:: Dataset ::
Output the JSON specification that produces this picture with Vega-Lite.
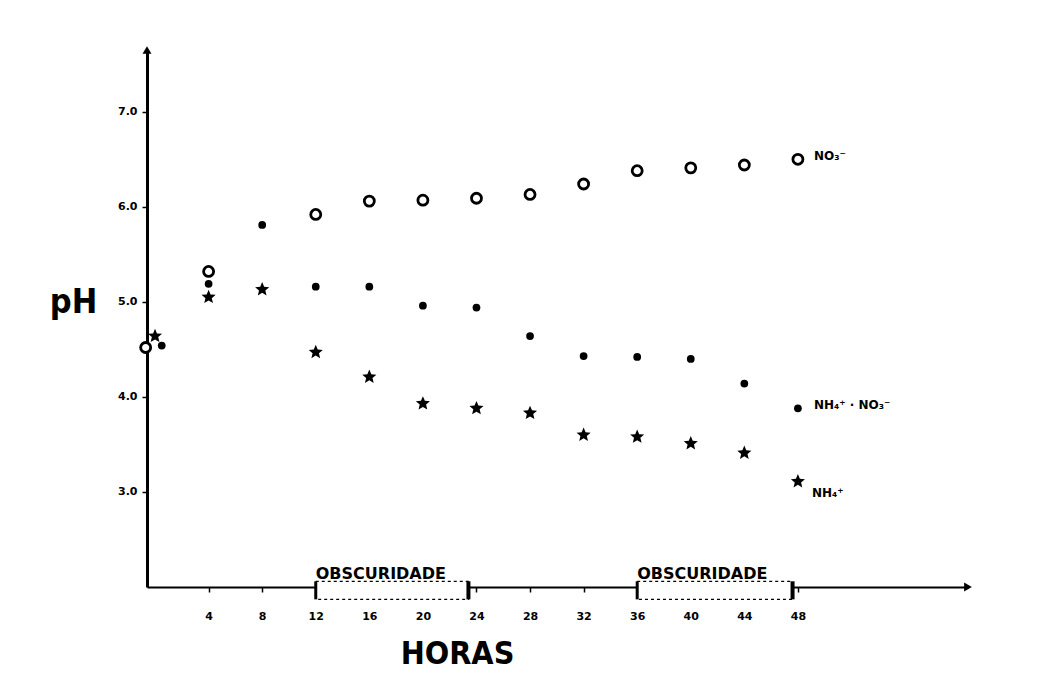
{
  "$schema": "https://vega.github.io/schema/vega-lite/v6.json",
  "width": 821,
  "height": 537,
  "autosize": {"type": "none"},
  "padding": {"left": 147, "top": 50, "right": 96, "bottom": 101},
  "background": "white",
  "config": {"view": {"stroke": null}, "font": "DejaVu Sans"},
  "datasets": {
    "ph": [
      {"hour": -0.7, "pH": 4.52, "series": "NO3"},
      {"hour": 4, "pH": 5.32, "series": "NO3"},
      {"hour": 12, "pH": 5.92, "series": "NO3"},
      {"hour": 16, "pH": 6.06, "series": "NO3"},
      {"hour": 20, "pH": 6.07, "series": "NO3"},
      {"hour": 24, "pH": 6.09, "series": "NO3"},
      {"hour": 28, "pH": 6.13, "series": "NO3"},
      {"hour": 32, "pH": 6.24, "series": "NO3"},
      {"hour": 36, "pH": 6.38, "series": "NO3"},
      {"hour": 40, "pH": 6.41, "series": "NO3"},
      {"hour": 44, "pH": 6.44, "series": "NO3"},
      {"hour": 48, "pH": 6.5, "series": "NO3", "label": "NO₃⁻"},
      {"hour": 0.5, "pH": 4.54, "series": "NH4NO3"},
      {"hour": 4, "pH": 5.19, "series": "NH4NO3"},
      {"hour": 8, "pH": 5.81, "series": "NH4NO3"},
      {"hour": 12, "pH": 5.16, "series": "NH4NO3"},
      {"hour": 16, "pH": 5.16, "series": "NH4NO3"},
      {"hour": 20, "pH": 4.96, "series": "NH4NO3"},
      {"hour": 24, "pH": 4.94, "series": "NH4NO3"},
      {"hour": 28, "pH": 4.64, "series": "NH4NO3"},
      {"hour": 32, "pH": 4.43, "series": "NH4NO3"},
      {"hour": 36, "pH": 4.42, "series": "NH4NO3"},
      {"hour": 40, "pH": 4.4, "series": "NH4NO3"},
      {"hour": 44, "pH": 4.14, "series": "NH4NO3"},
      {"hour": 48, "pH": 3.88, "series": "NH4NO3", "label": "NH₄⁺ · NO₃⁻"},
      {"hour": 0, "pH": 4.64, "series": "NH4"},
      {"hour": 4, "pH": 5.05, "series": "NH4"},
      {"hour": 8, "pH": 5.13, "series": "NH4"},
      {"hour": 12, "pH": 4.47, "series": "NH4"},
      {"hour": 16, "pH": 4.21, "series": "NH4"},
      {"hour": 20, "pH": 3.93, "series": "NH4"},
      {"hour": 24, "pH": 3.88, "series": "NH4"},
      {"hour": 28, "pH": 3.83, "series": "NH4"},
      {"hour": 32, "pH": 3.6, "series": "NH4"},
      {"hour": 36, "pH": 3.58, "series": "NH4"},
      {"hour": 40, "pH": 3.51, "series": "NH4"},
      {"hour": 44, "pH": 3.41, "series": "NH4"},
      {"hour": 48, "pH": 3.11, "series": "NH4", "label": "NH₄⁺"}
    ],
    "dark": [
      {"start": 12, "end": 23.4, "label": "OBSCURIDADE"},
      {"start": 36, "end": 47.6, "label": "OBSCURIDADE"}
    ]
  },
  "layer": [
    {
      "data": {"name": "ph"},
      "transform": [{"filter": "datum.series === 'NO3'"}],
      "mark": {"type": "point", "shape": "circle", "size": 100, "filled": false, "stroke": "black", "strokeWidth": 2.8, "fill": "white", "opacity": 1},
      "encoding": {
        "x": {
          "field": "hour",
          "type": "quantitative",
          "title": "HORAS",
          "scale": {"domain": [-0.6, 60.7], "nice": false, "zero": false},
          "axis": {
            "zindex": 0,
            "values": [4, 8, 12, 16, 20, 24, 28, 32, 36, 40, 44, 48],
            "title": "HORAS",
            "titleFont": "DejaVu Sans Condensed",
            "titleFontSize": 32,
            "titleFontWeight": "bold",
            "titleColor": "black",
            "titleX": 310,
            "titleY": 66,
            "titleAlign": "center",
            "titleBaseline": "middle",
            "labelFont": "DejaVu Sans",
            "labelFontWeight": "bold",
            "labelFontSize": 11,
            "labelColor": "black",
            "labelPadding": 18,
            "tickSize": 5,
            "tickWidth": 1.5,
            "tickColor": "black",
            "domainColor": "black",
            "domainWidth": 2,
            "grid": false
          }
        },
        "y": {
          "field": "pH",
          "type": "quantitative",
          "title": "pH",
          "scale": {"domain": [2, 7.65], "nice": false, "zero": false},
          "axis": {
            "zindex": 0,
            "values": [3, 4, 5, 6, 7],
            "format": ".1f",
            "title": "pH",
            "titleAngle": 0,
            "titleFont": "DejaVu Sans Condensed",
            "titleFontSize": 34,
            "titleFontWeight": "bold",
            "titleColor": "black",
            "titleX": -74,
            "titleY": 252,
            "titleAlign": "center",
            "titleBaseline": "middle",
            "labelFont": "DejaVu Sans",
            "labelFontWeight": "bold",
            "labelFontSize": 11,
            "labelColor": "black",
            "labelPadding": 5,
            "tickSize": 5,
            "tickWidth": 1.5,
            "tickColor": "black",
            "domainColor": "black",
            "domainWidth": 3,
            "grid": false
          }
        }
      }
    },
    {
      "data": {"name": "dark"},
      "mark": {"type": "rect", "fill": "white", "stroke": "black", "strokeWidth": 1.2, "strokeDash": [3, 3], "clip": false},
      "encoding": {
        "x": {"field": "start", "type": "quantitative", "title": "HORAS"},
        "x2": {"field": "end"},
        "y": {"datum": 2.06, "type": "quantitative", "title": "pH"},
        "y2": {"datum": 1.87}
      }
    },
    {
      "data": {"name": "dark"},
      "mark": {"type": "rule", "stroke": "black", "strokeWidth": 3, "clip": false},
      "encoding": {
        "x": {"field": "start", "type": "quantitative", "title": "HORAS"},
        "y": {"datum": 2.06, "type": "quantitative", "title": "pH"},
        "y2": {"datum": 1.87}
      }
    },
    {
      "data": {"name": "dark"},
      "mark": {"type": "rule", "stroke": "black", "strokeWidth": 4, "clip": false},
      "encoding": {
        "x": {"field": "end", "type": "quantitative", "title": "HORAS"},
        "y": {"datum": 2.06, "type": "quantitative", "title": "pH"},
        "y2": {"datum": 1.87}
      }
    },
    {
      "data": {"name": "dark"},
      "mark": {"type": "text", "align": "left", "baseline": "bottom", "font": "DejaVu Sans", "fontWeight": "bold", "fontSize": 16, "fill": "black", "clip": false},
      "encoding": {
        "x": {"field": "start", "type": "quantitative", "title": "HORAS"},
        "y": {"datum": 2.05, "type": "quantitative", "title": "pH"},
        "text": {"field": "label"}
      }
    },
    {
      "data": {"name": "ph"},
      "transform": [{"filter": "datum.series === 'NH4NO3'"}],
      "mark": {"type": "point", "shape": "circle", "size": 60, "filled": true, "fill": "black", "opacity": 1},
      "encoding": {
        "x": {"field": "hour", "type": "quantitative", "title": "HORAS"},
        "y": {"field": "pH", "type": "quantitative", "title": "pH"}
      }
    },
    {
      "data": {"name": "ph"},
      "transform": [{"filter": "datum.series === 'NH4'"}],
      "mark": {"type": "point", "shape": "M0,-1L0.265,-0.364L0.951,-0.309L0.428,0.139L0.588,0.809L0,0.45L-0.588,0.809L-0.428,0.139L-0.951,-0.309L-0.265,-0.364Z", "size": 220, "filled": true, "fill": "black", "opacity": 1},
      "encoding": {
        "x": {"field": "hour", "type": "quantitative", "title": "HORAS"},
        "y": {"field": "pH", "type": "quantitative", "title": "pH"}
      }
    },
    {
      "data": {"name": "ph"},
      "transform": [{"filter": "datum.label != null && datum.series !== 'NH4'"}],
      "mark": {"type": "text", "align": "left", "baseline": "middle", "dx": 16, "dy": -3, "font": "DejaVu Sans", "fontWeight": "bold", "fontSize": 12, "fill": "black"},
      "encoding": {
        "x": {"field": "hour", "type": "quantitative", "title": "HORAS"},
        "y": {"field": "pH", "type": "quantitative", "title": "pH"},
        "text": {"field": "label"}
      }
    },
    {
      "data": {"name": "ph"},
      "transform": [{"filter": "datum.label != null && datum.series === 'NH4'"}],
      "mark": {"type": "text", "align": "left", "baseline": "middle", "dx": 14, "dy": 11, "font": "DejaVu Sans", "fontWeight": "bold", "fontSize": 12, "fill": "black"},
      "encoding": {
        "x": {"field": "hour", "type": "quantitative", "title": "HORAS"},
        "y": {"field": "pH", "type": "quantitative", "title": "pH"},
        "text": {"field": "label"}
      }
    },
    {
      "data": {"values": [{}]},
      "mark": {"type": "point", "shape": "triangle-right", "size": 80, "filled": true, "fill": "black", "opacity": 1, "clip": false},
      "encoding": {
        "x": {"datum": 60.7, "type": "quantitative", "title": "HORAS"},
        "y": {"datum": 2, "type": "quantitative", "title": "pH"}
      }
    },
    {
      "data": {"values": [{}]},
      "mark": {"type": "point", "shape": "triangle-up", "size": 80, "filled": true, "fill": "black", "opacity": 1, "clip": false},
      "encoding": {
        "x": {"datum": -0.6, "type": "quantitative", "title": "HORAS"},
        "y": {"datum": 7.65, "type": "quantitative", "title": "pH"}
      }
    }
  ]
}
:::
:: Dataset ::
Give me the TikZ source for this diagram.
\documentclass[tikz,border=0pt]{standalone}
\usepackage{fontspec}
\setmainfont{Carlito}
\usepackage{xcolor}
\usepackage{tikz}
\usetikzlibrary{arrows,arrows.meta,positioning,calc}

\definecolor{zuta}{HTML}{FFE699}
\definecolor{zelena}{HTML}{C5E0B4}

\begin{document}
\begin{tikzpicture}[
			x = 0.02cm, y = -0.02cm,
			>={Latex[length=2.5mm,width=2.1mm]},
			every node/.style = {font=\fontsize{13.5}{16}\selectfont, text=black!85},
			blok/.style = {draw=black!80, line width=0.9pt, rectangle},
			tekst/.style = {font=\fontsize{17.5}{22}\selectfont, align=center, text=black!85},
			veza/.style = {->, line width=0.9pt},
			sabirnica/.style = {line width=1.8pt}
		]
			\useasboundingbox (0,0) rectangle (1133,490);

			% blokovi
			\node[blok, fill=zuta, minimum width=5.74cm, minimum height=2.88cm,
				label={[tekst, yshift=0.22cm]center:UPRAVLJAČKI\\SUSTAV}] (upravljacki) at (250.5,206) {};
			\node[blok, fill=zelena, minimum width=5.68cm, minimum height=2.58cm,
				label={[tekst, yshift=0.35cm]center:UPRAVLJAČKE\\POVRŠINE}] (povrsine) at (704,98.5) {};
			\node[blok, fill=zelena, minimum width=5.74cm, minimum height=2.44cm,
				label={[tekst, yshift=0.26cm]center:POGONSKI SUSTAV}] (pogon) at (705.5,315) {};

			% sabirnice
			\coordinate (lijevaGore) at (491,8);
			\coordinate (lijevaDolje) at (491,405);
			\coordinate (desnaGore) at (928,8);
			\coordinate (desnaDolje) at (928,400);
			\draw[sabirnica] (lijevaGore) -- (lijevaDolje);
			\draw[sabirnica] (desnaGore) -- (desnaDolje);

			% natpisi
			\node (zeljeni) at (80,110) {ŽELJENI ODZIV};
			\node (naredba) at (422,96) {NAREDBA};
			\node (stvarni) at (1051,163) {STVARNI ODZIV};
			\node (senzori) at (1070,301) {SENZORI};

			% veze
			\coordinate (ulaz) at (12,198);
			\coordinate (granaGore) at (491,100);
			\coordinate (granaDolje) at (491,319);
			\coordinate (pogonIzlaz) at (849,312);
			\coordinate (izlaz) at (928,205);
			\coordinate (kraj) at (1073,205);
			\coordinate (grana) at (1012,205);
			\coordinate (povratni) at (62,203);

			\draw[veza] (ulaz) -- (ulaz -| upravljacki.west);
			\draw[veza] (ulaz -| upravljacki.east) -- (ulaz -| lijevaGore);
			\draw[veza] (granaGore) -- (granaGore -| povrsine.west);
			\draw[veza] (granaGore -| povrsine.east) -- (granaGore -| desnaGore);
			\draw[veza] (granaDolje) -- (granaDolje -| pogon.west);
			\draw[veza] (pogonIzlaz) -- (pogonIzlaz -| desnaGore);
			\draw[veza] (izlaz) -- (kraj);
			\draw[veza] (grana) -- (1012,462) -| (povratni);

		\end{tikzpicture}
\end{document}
:::
### [Description of the task]
From the listing above, copy all lines holding the word "this".

### [Exercise answer]
Output the JSON specification that produces this picture with Vega-Lite.
Give me the TikZ source for this diagram.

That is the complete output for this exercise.